Come educare quindi i giovani alla legalità?
«Non servono più di tanto ore sulla legalità, che insegnino perché timbrare il biglietto, ma comprendere il valore delle istituzioni e di chi ci lavora».

Che valore ha la memoria?
«La storia in generale ha un valore altissimo. Non dobbiamo dimenticarci il nostro passato. E specialmente, stiamo attenti: non vogliamo e possiamo scordarci chi siamo».

La famiglia serve ancora?
«Sì. I valori condivisi sono necessari. Le tavole devono continuare a essere luogo di discussione e la famiglia deve tramandare la memoria. Le istituzioni contano però più di ogni affetto. Basti pensare che io, a causa degli ordini di trasferimento, ho dovuto frequentare il liceo classico in quattro scuole superiori differenti. E non ricordo mie lamentele circa questi cambiamenti, perché lo Stato viene prima di tutto. Sì alla famiglia, no al familismo».
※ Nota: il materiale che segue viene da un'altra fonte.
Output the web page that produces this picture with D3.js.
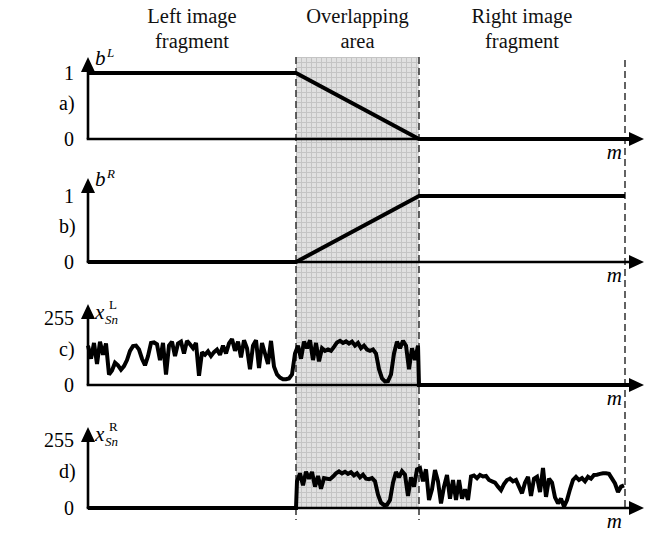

Che ricordo ha di suo padre?
«Mio padre non mi ha mai parlato della Costituzione. L’ho visto mentre la praticava. E lui girava nelle scuole per parlare di giustizia e di mafia. Ma era ostacolato da molti, anche da alcune autorità».

Ostacolato?
«Sì. E non fu l’unico. Ad esempio, Falcone fu ostacolato dall’odio sprezzante che tante persone nutrivano nei suoi confronti. E anche dall’isolamento cui veniva sottoposto. Molta gente provava un’ostilità immotivata verso di lui, che si traduceva pure in giochi macabri compiuti da alcuni bambini palermitani: ci si divertiva a fare i RIS e ad immaginare di trovare il cadavere di Falcone nelle strade. Falcone, era assodato, sarebbe morto. E la gente scoprì l’importanza del suo operato soltanto quando furono celebrate le sue esequie».

E Borsellino soffriva la solitudine?
«Borsellino era già meno solo di Falcone.»

Parliamo di Emanuela Loi, su cui lei ha scritto un’opera?
«Emanuela è stata una grande poliziotta, che ha amato il suo dovere e il suo paese».

Al termine dell’intervista, il professor Dalla Chiesa ha elogiato i giovani alunni del De Castro, per il rispetto mostrato nei suoi confronti: «Anche grazie a esperienze con alunni come voi, sono sicuro che quello del professore è un mestiere sceso dal cielo!».